Incidentally Detected Renal Arteriovenous Malformation: A Case Report and Review of the Literature

*Barbara Hermans,1 Pieter Uvin,1 Jean-Louis Vanhoucke,1 Lieven Goeman,1 Lieven Verhamme,1 Kristien Boel,1 Hans Van Der Eecken,1 Thomas Ryckaert,2 Jesse Marrannes,2 Steven Joniau,3 Wouter Marchand1

1. Department of Urology, AZ Delta, Roeselare, Belgium
2. Department of Radiology, AZ Delta, Roeselare, Belgium
3. Department of Urology, University Hospitals Leuven, Leuven, Belgium
*Correspondence to

Disclosure: The authors have declared no conflicts of interest. The authors declare that written informed consent of the patient was given.
Received: 10.02.16 Accepted: 20.03.17
Citation: EMJ Urol. 2017;5[1]:71-75.


Renal arteriovenous malformations and fistula are an uncommon, underdiagnosed condition that can be asymptomatic.

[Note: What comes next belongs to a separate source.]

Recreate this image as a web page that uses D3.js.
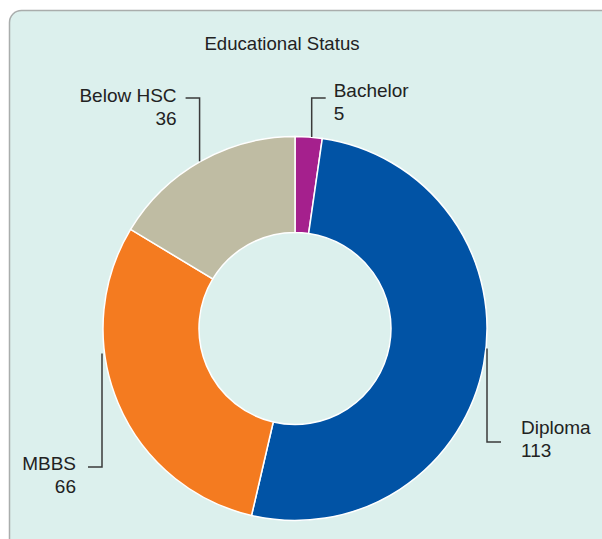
<!DOCTYPE html>
<html>
<head>
<meta charset="utf-8">
<script src="https://cdn.jsdelivr.net/npm/d3@7"></script>
<style>
  html, body { margin: 0; padding: 0; background: #ffffff; }
  svg { display: block; font-family: "Liberation Sans", Arial, Helvetica, sans-serif; }
</style>
</head>
<body>
<svg id="chart" width="602" height="539"></svg>
<script>
// Educational status of respondents
const categories = ["Bachelor", "Diploma", "MBBS", "Below HSC"];
const counts = [5, 113, 66, 36];
const sliceColors = ["#a5208d", "#0153a5", "#f47b20", "#bfbca3"];
const chartTitle = "Educational Status";

// Label placement: which side of the ring the callout sits on,
// the elbow height of the leader line and the text shift from it.
const labelSide = ["top", "side", "side", "top"];
const labelElbowY = [98, 442, 467, 98];
const labelTextDy = [-1, -8, 3, 4];

const W = 602, H = 539;
const cx = 295, cy = 328.5, outerR = 192, innerR = 96;

const svg = d3.select("#chart");

// panel
svg.append("rect")
  .attr("x", 9.5).attr("y", 10.5)
  .attr("width", W + 20).attr("height", H + 20)
  .attr("rx", 12).attr("ry", 12)
  .attr("fill", "#dcf0ed")
  .attr("stroke", "#a9adac")
  .attr("stroke-width", 1.5);

svg.append("text")
  .attr("x", 282).attr("y", 50)
  .attr("text-anchor", "middle")
  .attr("font-size", 18.6)
  .attr("fill", "#222")
  .text(chartTitle);

const rows = categories.map((c, i) => ({
  name: c, value: counts[i], color: sliceColors[i],
  side: labelSide[i], elbowY: labelElbowY[i], dy: labelTextDy[i]
}));

const pie = d3.pie().value(d => d.value).sort(null);
const arcs = pie(rows);
const arc = d3.arc().innerRadius(innerR).outerRadius(outerR);

const g = svg.append("g").attr("transform", `translate(${cx},${cy})`);

g.selectAll("path.slice")
  .data(arcs)
  .join("path")
  .attr("class", "slice")
  .attr("d", arc)
  .attr("fill", d => d.data.color)
  .attr("stroke", "#ffffff")
  .attr("stroke-width", 1.5);

// callouts
const callouts = svg.append("g");
arcs.forEach(a => {
  const mid = (a.startAngle + a.endAngle) / 2;
  const sx = Math.sin(mid), sy = -Math.cos(mid);
  const right = sx >= 0;
  const d = a.data;
  let x0, y0;
  if (d.side === "top") {
    x0 = cx + outerR * sx + (right ? 3 : -1);
    y0 = cy + outerR * sy;
  } else {
    x0 = cx + (right ? outerR : -outerR - 1);
    y0 = cy + (right ? 20 : 25);
  }
  const hx = x0 + (right ? 14 : -14);
  callouts.append("path")
    .attr("d", `M${x0},${y0}V${d.elbowY}H${hx}`)
    .attr("fill", "none")
    .attr("stroke", "#3a3a3a")
    .attr("stroke-width", 1.5);

  const tx = d.side === "top"
    ? (right ? hx + 8 : hx - 9)
    : (right ? hx + 20 : hx - 12);
  const anchor = right ? "start" : "end";
  const t = callouts.append("text")
    .attr("x", tx)
    .attr("y", d.elbowY + d.dy)
    .attr("text-anchor", anchor)
    .attr("font-size", 19)
    .attr("fill", "#222");
  t.append("tspan").attr("x", tx).text(d.name);
  t.append("tspan").attr("x", tx).attr("dy", 23).text(d.value);
});
</script>
</body>
</html>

However, there is a real risk of rupture and severe bleeding. Imaging techniques have a critical role in planning the treatment. Arteriography is the gold standard but is invasive. Diagnostic selective arteriography can be followed by embolisation of the lesion during the same procedure. Although invasive, because of the potential risk for rupture, arteriography is the elective technique when intervention is planned.

We report a rare case of an adult male patient incidentally diagnosed with arteriovenous malformation. Since he had no prior history of renal intervention or trauma, a diagnosis of idiopathic renal arteriovenous malformation was made. We describe the computed tomography findings and management outcome. This asymptomatic, though potentially lethal, condition can be treated with minimally invasive methods.